Terho participated in the 2015 parliamentary elections and was elected to the parliament with 10,067 personal votes. His term in the European Parliament ended on 27 April, when Terho officially accepted the seat in the Finnish Parliament. He subsequently became the chairman of the Finns Party's parliamentary group. On 5 May 2017, he started as the Minister for European Affairs, Culture and Sports in the Sipilä Cabinet.

In 2017, Terho ran against Jussi Halla-aho for party chairmanship, but ultimately lost the chairmanship election at the party convention on 10 June. On 13 June, Terho and 19 others left the Finns Party parliamentary group to found the New Alternative parliamentary group which was turned into a new party known as Blue Reform.
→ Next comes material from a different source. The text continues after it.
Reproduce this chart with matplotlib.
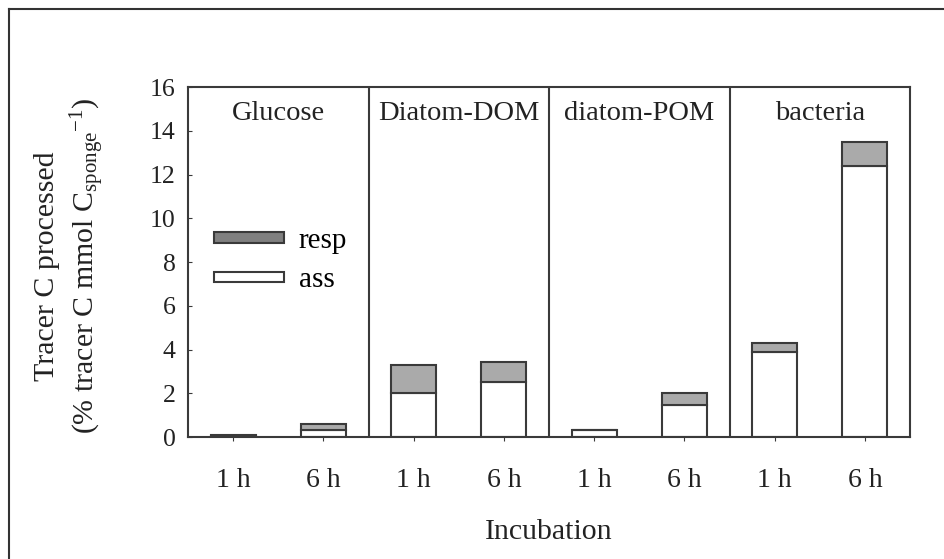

After the split, the New Alternative group took the Finns Party's place in the cabinet and Terho continued as a Minister.

In the 2019 parliamentary elections, Terho was a candidate of the Blue Reform in Uusimaa constituency, but was not elected. After leaving politics, Terho became a writer and published his first book Olev Roosin kyyneleet in January 2021.

Terho wrote a chamber music piece, of around five minutes long, to celebrate Finland's 100 years of independence, for the Kuopio city orchestra. The piece is arranged by Terho with conductor Heikki Elo, who together have orchestrated the piece.

== Electoral history ==

=== Chairmanship election ===

| Year | Party | Votes | Percentage | Result |
|---|---|---|---|---|
| 2017 | Finns Party | 629 | 37.22% | Not elected |

=== European Parliament elections ===

| Year | Constituency | Votes | Percentage | Result |
|---|---|---|---|---|
| 2009 | Finland | 9,374 | 0.56% | Substitute |
| 2014 | Finland | 33,833 | 1.96% | Elected |

=== Parliamentary elections ===

| Year | Constituency | Votes | Percentage | Result |
|---|---|---|---|---|
| 2015 | Helsinki | 10,067 | 2.80% | Elected |
| 2019 | Uusimaa | 3,118 | 0.57% | Not elected |

=== Municipal elections ===

| Year | Municipality | Votes | Percentage | Result |
|---|---|---|---|---|
| 2017 | Helsinki | 3,381 | 1.04% | Elected |

==Political views==
According to Terho himself, his mission in life is to dismantle socialism.

==Personal life==
Terho was married with Maija Sihvonen from 2011 until their divorce in 2019. They have one child together.